Do you like snake?
Japan has extremely high levels of employment. Everybody here as a job, a role, a purpose in society - more than anything, because it would be dishonourable not to have one. There are two consequences of this. Number one, there are about 8 people required to do 1 persons work (leading to the fact that,) number two, everything is expensive (for example you could pay up to £20 for a melon). The impact on their society is interesting. Firstly, you have to understand that people's work is the most important thing here and most employees devote their lives to their (one) company. Secondly, work starts early (a commuter train would be packed at 7am on a Sunday morning) and ends late and even the school kids are conditioned to this from an early age (most have after school clubs from three years old that finish at six). Thirdly, their obsession with processes (and tradition) rather than the outcome they desire clouds any decision to actually make things more efficient. It has always been that 6 people are required to sell you a Big Mac, and it always will be. Being at work is often a substitution for actually doing anything, provided you look busy and are suffering from severe stress. It is beginning to drive me insane.
Take for example my school. In the English department we have four teachers, a head teacher and a supervisor. We also have a Japanese teacher present with us in each lesson. As a result there are often 4-5 teachers to a class of 20, many of whom just stand about and do nothing. Quite often I am one of them, because there is nothing to do and it is begining to get me down. The Japanese teachers work from 7am to 8pm everyday, yet they stop teaching at 2pm and their admin work is light due to the fact there are so many administrators already there. Yet they walk about, or sit at their desks, look busy and wait for their boss to leave so that they can. This is repeated all over Japan. I find it infuriating as it is against my nature. Japan is a country that can move a train 500km in 2hours and arrive on time, all the time. Yet last Sunday it took 6 teachers to supervise 20 pupils waiting in class to take part in a school play. Can anyone tell me why? And yet, everyone is so stressed, in case the slightest mistake is made - if I was them I would be more worried that some western consultant comes to their school and axes 80% of the irrelevant jobs they do. At least then I suppose mummy and daddy would see the kids, something that rarely happens here and the affect that their replacement fathers (Nintendo, Sony and Sega) is having on Japanese culture will probably provoke a revolution in the next twenty years. I for one would welcome it. The new generation of Japanese youngsters, despite their institutionalised education, are resistant to it. As I sit on my train home after another ineffective day at school I sometimes wonder if I am not the only one there who is thinking that there is bound to be more to life than this.
I crave intelligent conversation. The vocabularly of my students (the most of whom are under 6) is limited. For example, consider an average lunchtime conversation with some of them.

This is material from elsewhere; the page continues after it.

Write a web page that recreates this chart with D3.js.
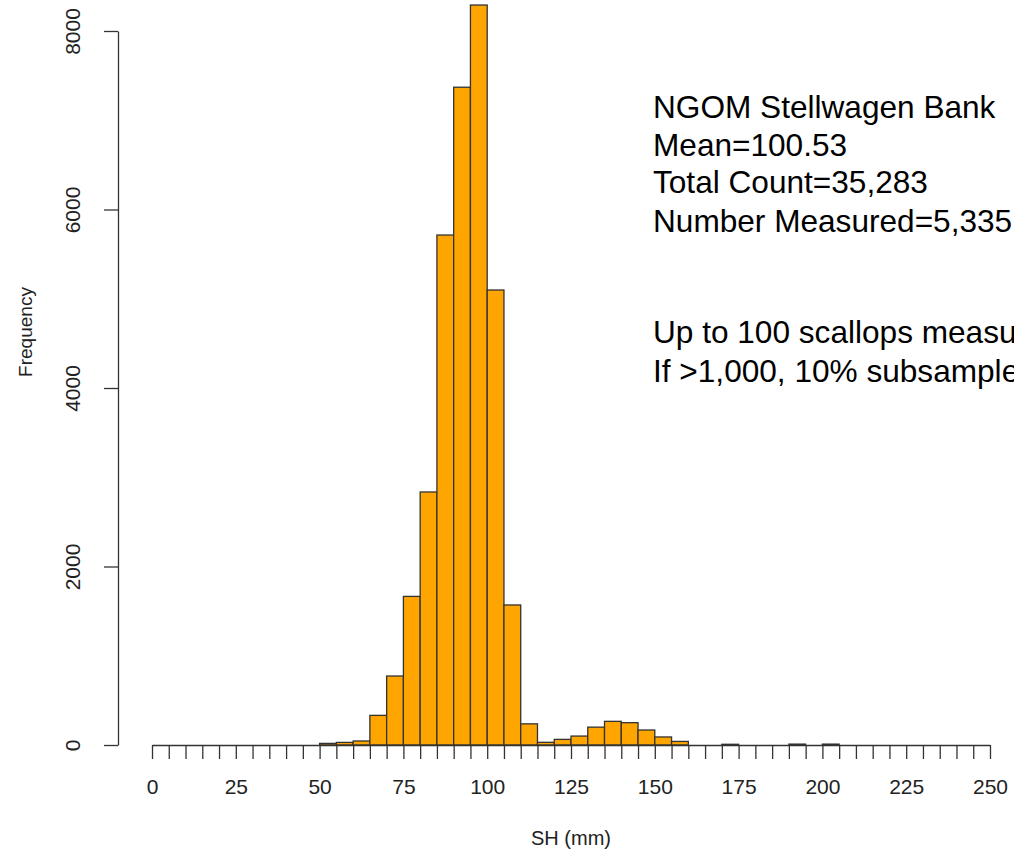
<!DOCTYPE html>
<html>
<head>
<meta charset="utf-8">
<script src="https://cdn.jsdelivr.net/npm/d3@7"></script>
<style>
  html, body { margin: 0; padding: 0; background: #fff; }
  svg { display: block; font-family: "Liberation Sans", Arial, sans-serif; }
</style>
</head>
<body>
<svg id="chart" width="1014" height="852"></svg>
<script>
// Histogram bins (mm, 5 mm wide) and counts
const binStarts = [50, 55, 60, 65, 70, 75, 80, 85, 90, 95, 100, 105, 110, 115, 120, 125, 130, 135, 140, 145, 150, 155, 160, 165, 170, 175, 180, 185, 190, 195, 200];
const counts    = [18, 29, 45, 332, 773, 1665, 2835, 5714, 7370, 8291, 5098, 1569, 237, 30, 63, 100, 200, 265, 250, 168, 90, 40, 0, 0, 8, 0, 0, 0, 10, 0, 10];
const binWidth = 5;
const xTickValues = d3.range(0, 251, 5);
const xTickLabels = [0, 25, 50, 75, 100, 125, 150, 175, 200, 225, 250];
const yTickValues = [0, 2000, 4000, 6000, 8000];
const xTitle = "SH (mm)";
const yTitle = "Frequency";
const infoLines1 = ["NGOM Stellwagen Bank", "Mean=100.53", "Total Count=35,283", "Number Measured=5,335"];
const infoLines2 = ["Up to 100 scallops measured", "If >1,000, 10% subsampled"];

const svg = d3.select("#chart");
const x = d3.scaleLinear().domain([0, 250]).range([152, 990]);
const y = d3.scaleLinear().domain([0, 8000]).range([745, 31]);
const axisColor = "#333";

// Bars
svg.append("g").selectAll("rect")
  .data(binStarts.map((b, i) => ({ b, c: counts[i] })))
  .join("rect")
  .attr("x", d => x(d.b))
  .attr("width", d => x(d.b + binWidth) - x(d.b))
  .attr("y", d => y(d.c))
  .attr("height", d => y(0) - y(d.c))
  .attr("fill", "#FFA500")
  .attr("stroke", "#333")
  .attr("stroke-width", 1.3);

// X axis
const xAxis = d3.axisBottom(x)
  .tickValues(xTickValues)
  .tickSize(14)
  .tickSizeOuter(0)
  .tickFormat(d => xTickLabels.includes(d) ? d : "");
const gx = svg.append("g").attr("transform", `translate(0,${y(0)})`).call(xAxis);
gx.select(".domain").attr("stroke", axisColor).attr("stroke-width", 1.3);
gx.selectAll(".tick line").attr("stroke", axisColor).attr("stroke-width", 1.3);
gx.selectAll(".tick text")
  .attr("y", 49)
  .attr("dy", 0)
  .attr("fill", "#222")
  .style("font-size", "21px")
  .style("font-family", "'Liberation Sans', Arial, sans-serif");

// Y axis
const yAxis = d3.axisLeft(y)
  .tickValues(yTickValues)
  .tickSize(14)
  .tickSizeOuter(0)
  .tickFormat(d3.format("d"));
const gy = svg.append("g").attr("transform", "translate(118,0)").call(yAxis);
gy.select(".domain").attr("stroke", axisColor).attr("stroke-width", 1.3);
gy.selectAll(".tick line").attr("stroke", axisColor).attr("stroke-width", 1.3);
gy.selectAll(".tick text")
  .attr("x", null).attr("dy", null)
  .attr("transform", "translate(-38,0) rotate(-90)")
  .attr("text-anchor", "middle")
  .attr("fill", "#222")
  .style("font-size", "21px")
  .style("font-family", "'Liberation Sans', Arial, sans-serif");

// Axis titles
svg.append("text")
  .attr("x", (x(0) + x(250)) / 2)
  .attr("y", 845)
  .attr("text-anchor", "middle")
  .attr("fill", "#222")
  .style("font-size", "20px")
  .text(xTitle);

svg.append("text")
  .attr("transform", "translate(32,332) rotate(-90)")
  .attr("text-anchor", "middle")
  .attr("fill", "#222")
  .style("font-size", "19px")
  .text(yTitle);

// Info text
const info = svg.append("g").attr("fill", "#000").style("font-size", "31.6px");
const baselines1 = [118, 155.5, 193, 231.5];
infoLines1.forEach((t, i) => info.append("text").attr("x", 653).attr("y", baselines1[i]).text(t));
const baselines2 = [343, 381.5];
infoLines2.forEach((t, i) => info.append("text").attr("x", 653).attr("y", baselines2[i]).text(t));
</script>
</body>
</html>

Dean: "What is your name?"
Student: "I am fine thank-you"
Dean (slightly more slowly) "What ... is ... your ... name?"
Student: "I like rice"
Dean: "I like rice too, what colour is rice?"

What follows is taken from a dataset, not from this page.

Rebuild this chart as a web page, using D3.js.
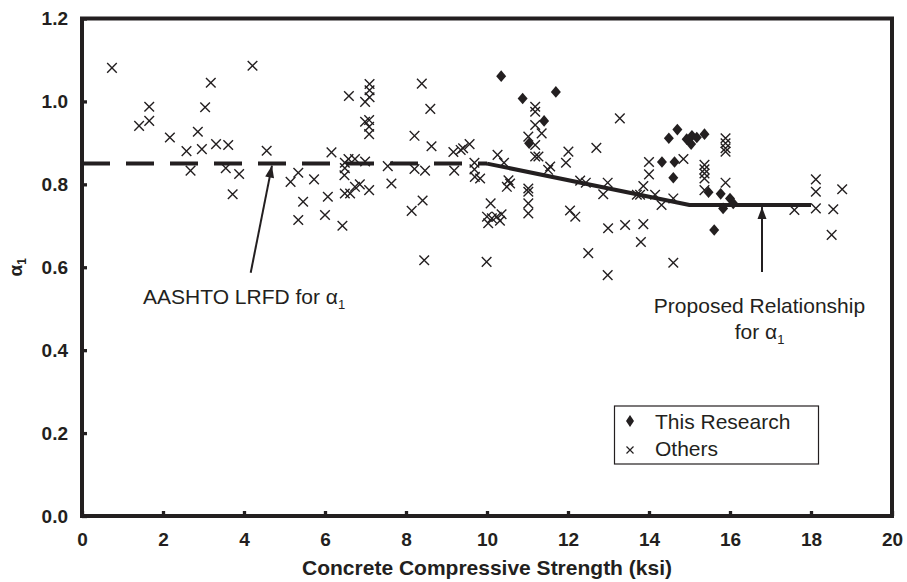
<!DOCTYPE html>
<html>
<head>
<meta charset="utf-8">
<script src="https://cdn.jsdelivr.net/npm/d3@7"></script>
<style>
body { margin: 0; background: #fff; }
svg text { font-family: "Liberation Sans", Arial, sans-serif; fill: #231f20; }
</style>
</head>
<body>
<div id="chart"></div>
<script>
// test data: [f'c (ksi), alpha1]
var thisResearch = [
	[10.35,1.061],[10.88,1.007],[11.70,1.023],[11.41,0.953],[11.04,0.899],
	[14.49,0.911],[14.70,0.932],[14.93,0.909],[15.06,0.917],[15.04,0.897],
	[15.18,0.913],[15.37,0.921],[14.32,0.854],[14.63,0.854],[14.60,0.816],
	[15.47,0.781],[15.77,0.777],[15.83,0.742],[15.61,0.690],[16.00,0.766],[16.08,0.754]
];
var others = [
	[0.74,1.081],[4.21,1.086],[3.18,1.045],[1.66,0.987],[3.04,0.986],[1.41,0.941],[1.66,0.953],
	[2.17,0.913],[2.86,0.927],[2.58,0.880],[2.96,0.885],[3.31,0.897],[3.61,0.895],[4.56,0.881],
	[2.68,0.833],[3.55,0.839],[3.88,0.825],[3.72,0.776],
	[5.15,0.806],[5.34,0.828],[5.46,0.758],[5.34,0.714],[5.73,0.812],[6.07,0.770],[6.00,0.726],[6.43,0.700],
	[6.16,0.877],[6.59,1.013],[6.58,0.861],[6.74,0.861],[6.99,0.855],[6.49,0.852],[6.49,0.839],[6.48,0.822],
	[6.49,0.778],[6.62,0.778],[6.74,0.794],[6.86,0.800],[7.09,0.786],
	[7.10,1.042],[7.10,1.027],[7.10,1.010],[6.99,0.999],[6.99,0.951],[7.09,0.955],[7.09,0.939],[7.09,0.921],
	[7.55,0.844],[7.64,0.802],[8.21,0.917],[8.39,1.043],[8.60,0.982],[8.63,0.892],[8.21,0.837],[8.47,0.833],
	[8.14,0.736],[8.41,0.761],[8.45,0.617],
	[9.17,0.878],[9.35,0.883],[9.41,0.887],[9.57,0.897],[9.19,0.833],
	[9.69,0.852],[9.69,0.836],[9.70,0.818],[9.83,0.814],
	[9.99,0.613],[10.09,0.754],[10.00,0.722],[10.12,0.718],[10.24,0.722],[10.36,0.728],[10.03,0.706],[10.32,0.712],
	[10.26,0.871],[10.42,0.852],[10.53,0.810],[10.57,0.802],[10.49,0.794],
	[11.02,0.790],[11.02,0.782],[11.02,0.754],[11.02,0.730],
	[11.19,0.987],[11.19,0.975],[11.19,0.943],[11.02,0.915],[11.35,0.923],[11.19,0.895],[11.27,0.867],
	[11.19,0.867],[11.56,0.843],[11.51,0.835],
	[12.01,0.879],[11.95,0.852],[12.70,0.888],[13.28,0.959],[12.30,0.809],[12.44,0.804],[12.98,0.804],
	[12.87,0.776],[12.05,0.737],[12.18,0.722],[12.99,0.694],[13.41,0.702],[13.86,0.704],[13.80,0.661],
	[12.50,0.634],[12.98,0.581],[14.60,0.611],
	[14.00,0.854],[14.00,0.824],[13.86,0.796],[13.70,0.775],[13.78,0.775],[14.15,0.775],[14.31,0.750],
	[14.60,0.766],[14.85,0.861],
	[15.37,0.847],[15.37,0.836],[15.37,0.826],[15.37,0.814],[15.37,0.786],
	[15.89,0.911],[15.89,0.899],[15.89,0.887],[15.89,0.879],[15.89,0.804],
	[18.12,0.812],[18.12,0.782],[18.12,0.742],[18.77,0.788],[17.59,0.738],[18.55,0.740],[18.51,0.678]
];
var aashtoLine = [[0,0.85],[10,0.85]];
var proposedLine = [[10,0.85],[15,0.75],[18,0.75]];
var xTicks = [0,2,4,6,8,10,12,14,16,18,20];
var yTicks = [0,0.2,0.4,0.6,0.8,1.0,1.2];

var width = 907, height = 582;
var padding = {top: 18.5, bottom: 66, left: 82, right: 15};
var ink = "#231f20";

var svg = d3.select("#chart").append("svg").attr("width", width).attr("height", height);

var x = d3.scaleLinear().domain([0, 20]).range([padding.left, width - padding.right]);
var y = d3.scaleLinear().domain([0, 1.2]).range([height - padding.bottom, padding.top]);

// axes, ticks pointing inwards
var xAxis = d3.axisBottom(x).tickValues(xTicks).tickSizeInner(-5).tickSizeOuter(0).tickPadding(17).tickFormat(d3.format("d"));
var yAxis = d3.axisLeft(y).tickValues(yTicks).tickSizeInner(-5).tickSizeOuter(0).tickPadding(14).tickFormat(d3.format(".1f"));

var gx = svg.append("g").attr("transform", "translate(0," + y(0) + ")").call(xAxis);
var gy = svg.append("g").attr("transform", "translate(" + x(0) + ",0)").call(yAxis);
[gx, gy].forEach(function(g) {
	g.select(".domain").remove();
	g.selectAll(".tick line").style("stroke", ink).style("stroke-width", 3.3);
	g.selectAll(".tick text").style("font-size", "19px").style("font-weight", "bold").style("fill", ink);
});

// frame
svg.append("rect")
	.attr("x", x(0)).attr("y", y(1.2))
	.attr("width", x(20) - x(0)).attr("height", y(0) - y(1.2))
	.style("fill", "none").style("stroke", ink).style("stroke-width", 4);

// axis titles
svg.append("text")
	.attr("x", (x(0) + x(20)) / 2)
	.attr("y", 575)
	.style("text-anchor", "middle")
	.style("font-size", "21px").style("font-weight", "bold")
	.text("Concrete Compressive Strength (ksi)");

var yt = svg.append("text")
	.attr("transform", "translate(22," + y(0.6) + ") rotate(-90)")
	.style("text-anchor", "middle")
	.style("font-size", "19px").style("font-weight", "bold");
yt.append("tspan").text("\u03b1");
yt.append("tspan").attr("dy", 4).style("font-size", "12px").text("1");

// reference lines
var line = d3.line().x(function(d) { return x(d[0]); }).y(function(d) { return y(d[1]); });
svg.append("path").datum(aashtoLine).attr("d", line)
	.style("fill", "none").style("stroke", ink).style("stroke-width", 4)
	.style("stroke-dasharray", "28,16");
svg.append("path").datum(proposedLine).attr("d", line)
	.style("fill", "none").style("stroke", ink).style("stroke-width", 4)
	.style("stroke-linejoin", "round");

// markers
function crossPath(s) {
	return "M" + (-s) + "," + (-s) + "L" + s + "," + s + "M" + (-s) + "," + s + "L" + s + "," + (-s);
}
function diamondPath(w, h) {
	return "M0," + (-h) + "L" + w + ",0L0," + h + "L" + (-w) + ",0Z";
}
svg.append("g").selectAll("path").data(others).enter().append("path")
	.attr("transform", function(d) { return "translate(" + x(d[0]) + "," + y(d[1]) + ")"; })
	.attr("d", crossPath(4.8))
	.style("fill", "none").style("stroke", ink).style("stroke-width", 1.4);
svg.append("g").selectAll("path").data(thisResearch).enter().append("path")
	.attr("transform", function(d) { return "translate(" + x(d[0]) + "," + y(d[1]) + ")"; })
	.attr("d", diamondPath(5, 5.8))
	.style("fill", ink).style("stroke", "none");

// annotations with arrows
function arrow(x1, y1, x2, y2) {
	svg.append("line").attr("x1", x1).attr("y1", y1).attr("x2", x2).attr("y2", y2)
		.style("stroke", ink).style("stroke-width", 2);
	var a = Math.atan2(y2 - y1, x2 - x1);
	var len = 12, half = 4.5;
	var bx = x2 - len * Math.cos(a), by = y2 - len * Math.sin(a);
	svg.append("path")
		.attr("d", "M" + x2 + "," + y2 +
			"L" + (bx + half * Math.sin(a)) + "," + (by - half * Math.cos(a)) +
			"L" + (bx - half * Math.sin(a)) + "," + (by + half * Math.cos(a)) + "Z")
		.style("fill", ink);
}
arrow(250.7, 272.7, x(4.69), y(0.85) + 2);
arrow(x(16.79), 272, x(16.79), y(0.75) + 2);

function label(tx, ty, anchor, main) {
	var t = svg.append("text").attr("x", tx).attr("y", ty).style("text-anchor", anchor).style("font-size", "21px");
	t.append("tspan").text(main + "\u03b1");
	t.append("tspan").attr("dy", 5).style("font-size", "13px").text("1");
	return t;
}
label(143, 304, "start", "AASHTO LRFD for ");
svg.append("text").attr("x", 759.5).attr("y", 313).style("text-anchor", "middle").style("font-size", "21px")
	.text("Proposed Relationship");
label(759.5, 339, "middle", "for ");

// legend
var lg = svg.append("g");
lg.append("rect").attr("x", 614.5).attr("y", 406).attr("width", 204).attr("height", 58)
	.style("fill", "#fff").style("stroke", ink).style("stroke-width", 1.2);
lg.append("path").attr("transform", "translate(630,421)").attr("d", diamondPath(4, 6)).style("fill", ink);
lg.append("path").attr("transform", "translate(630,450)").attr("d", crossPath(3.5))
	.style("fill", "none").style("stroke", ink).style("stroke-width", 1.2);
lg.append("text").attr("x", 655).attr("y", 428.5).style("font-size", "21px").text("This Research");
lg.append("text").attr("x", 655).attr("y", 456).style("font-size", "21px").text("Others");
</script>
</body>
</html>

Student: "I am fine thankyou"
Dean: "How old are you?"
Student: "I like rice"
And so it goes on. Last week I did a UK presentation (in the most basic terms I could think of) to some teenagers... I asked them to ask me some questions in English at the end. They consisted of:
Do you like rice?
Do you like snake?
Can you swim?
What is your favourite colour?
I despair, there are only so many times I can point at animals and say "What is that?". Outside of work it is not much better as the Japanese people I know are just as inept with English, and afraid to try as they fear some severe punishment if they make a mistake. I suppose I should help them, but it is tough. Don't get me wrong this is an amazing experience, and I am still, despite it all, enjoying myself - but, it is difficult to accept and very different from what I expected. I guess i underestimated the value of the British education system - at university here you can get credits for dancing classes and as a result, even those fluent in English, struggle with intelligent conversation and the amount of sarcasm I use. Yes, the most simplest of things will make them laugh, but the more complex I'm afraid, just washes straight over all of them. Maybe I'm just not that funny.
So tomorrow after a brief holiday, it is back to school. I wonder what they will ask me, I guess it can't be more random than "Do you like snake?" Maybe I should teach them it is "a snake".